> **MATERIAL**:
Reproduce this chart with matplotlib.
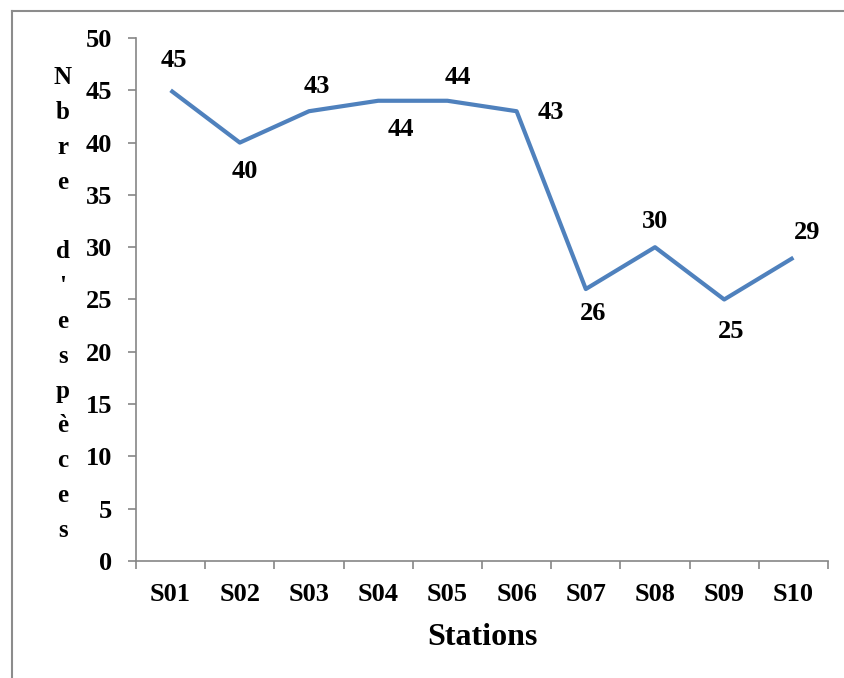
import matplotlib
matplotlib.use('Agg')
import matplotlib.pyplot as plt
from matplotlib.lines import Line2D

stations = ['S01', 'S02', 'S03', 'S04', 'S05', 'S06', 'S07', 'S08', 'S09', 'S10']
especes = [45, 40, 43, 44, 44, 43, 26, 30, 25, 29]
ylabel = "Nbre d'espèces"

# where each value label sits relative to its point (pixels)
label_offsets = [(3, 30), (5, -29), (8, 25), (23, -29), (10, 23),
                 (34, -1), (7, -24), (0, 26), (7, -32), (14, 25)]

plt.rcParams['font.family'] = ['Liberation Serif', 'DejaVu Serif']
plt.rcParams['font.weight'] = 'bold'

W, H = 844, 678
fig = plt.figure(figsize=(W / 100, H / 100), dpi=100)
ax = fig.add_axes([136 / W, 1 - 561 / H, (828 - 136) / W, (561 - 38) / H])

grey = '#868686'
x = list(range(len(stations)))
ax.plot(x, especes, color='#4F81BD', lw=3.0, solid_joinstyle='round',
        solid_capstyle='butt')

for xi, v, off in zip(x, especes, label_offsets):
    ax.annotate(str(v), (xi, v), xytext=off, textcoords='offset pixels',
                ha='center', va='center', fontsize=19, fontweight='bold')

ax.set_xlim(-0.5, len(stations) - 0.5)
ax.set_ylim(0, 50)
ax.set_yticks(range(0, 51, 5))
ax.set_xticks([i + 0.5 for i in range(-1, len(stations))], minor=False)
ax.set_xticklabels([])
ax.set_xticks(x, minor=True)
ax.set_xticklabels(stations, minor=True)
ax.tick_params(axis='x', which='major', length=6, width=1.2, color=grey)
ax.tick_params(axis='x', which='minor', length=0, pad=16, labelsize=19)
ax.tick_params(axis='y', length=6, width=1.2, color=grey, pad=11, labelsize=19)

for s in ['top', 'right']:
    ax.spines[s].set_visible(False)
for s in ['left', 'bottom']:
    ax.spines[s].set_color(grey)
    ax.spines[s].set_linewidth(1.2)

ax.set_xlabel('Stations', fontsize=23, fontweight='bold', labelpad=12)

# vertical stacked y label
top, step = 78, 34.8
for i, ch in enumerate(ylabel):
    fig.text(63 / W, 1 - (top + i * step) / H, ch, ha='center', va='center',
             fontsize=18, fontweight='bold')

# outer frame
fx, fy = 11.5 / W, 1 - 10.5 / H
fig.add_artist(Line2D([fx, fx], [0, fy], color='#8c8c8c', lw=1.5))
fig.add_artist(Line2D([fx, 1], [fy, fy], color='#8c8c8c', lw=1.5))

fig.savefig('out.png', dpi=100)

> **TASK TO CARRY OUT**: Reproduce all of the material above word for word. Omit the pictures.

> **RESULT BELOW**:
Reproduce this chart with matplotlib.
import matplotlib
matplotlib.use('Agg')
import matplotlib.pyplot as plt
from matplotlib.lines import Line2D

stations = ['S01', 'S02', 'S03', 'S04', 'S05', 'S06', 'S07', 'S08', 'S09', 'S10']
especes = [45, 40, 43, 44, 44, 43, 26, 30, 25, 29]
ylabel = "Nbre d'espèces"

# where each value label sits relative to its point (pixels)
label_offsets = [(3, 30), (5, -29), (8, 25), (23, -29), (10, 23),
                 (34, -1), (7, -24), (0, 26), (7, -32), (14, 25)]

plt.rcParams['font.family'] = ['Liberation Serif', 'DejaVu Serif']
plt.rcParams['font.weight'] = 'bold'

W, H = 844, 678
fig = plt.figure(figsize=(W / 100, H / 100), dpi=100)
ax = fig.add_axes([136 / W, 1 - 561 / H, (828 - 136) / W, (561 - 38) / H])

grey = '#868686'
x = list(range(len(stations)))
ax.plot(x, especes, color='#4F81BD', lw=3.0, solid_joinstyle='round',
        solid_capstyle='butt')

for xi, v, off in zip(x, especes, label_offsets):
    ax.annotate(str(v), (xi, v), xytext=off, textcoords='offset pixels',
                ha='center', va='center', fontsize=19, fontweight='bold')

ax.set_xlim(-0.5, len(stations) - 0.5)
ax.set_ylim(0, 50)
ax.set_yticks(range(0, 51, 5))
ax.set_xticks([i + 0.5 for i in range(-1, len(stations))], minor=False)
ax.set_xticklabels([])
ax.set_xticks(x, minor=True)
ax.set_xticklabels(stations, minor=True)
ax.tick_params(axis='x', which='major', length=6, width=1.2, color=grey)
ax.tick_params(axis='x', which='minor', length=0, pad=16, labelsize=19)
ax.tick_params(axis='y', length=6, width=1.2, color=grey, pad=11, labelsize=19)

for s in ['top', 'right']:
    ax.spines[s].set_visible(False)
for s in ['left', 'bottom']:
    ax.spines[s].set_color(grey)
    ax.spines[s].set_linewidth(1.2)

ax.set_xlabel('Stations', fontsize=23, fontweight='bold', labelpad=12)

# vertical stacked y label
top, step = 78, 34.8
for i, ch in enumerate(ylabel):
    fig.text(63 / W, 1 - (top + i * step) / H, ch, ha='center', va='center',
             fontsize=18, fontweight='bold')

# outer frame
fx, fy = 11.5 / W, 1 - 10.5 / H
fig.add_artist(Line2D([fx, fx], [0, fy], color='#8c8c8c', lw=1.5))
fig.add_artist(Line2D([fx, 1], [fy, fy], color='#8c8c8c', lw=1.5))

fig.savefig('out.png', dpi=100)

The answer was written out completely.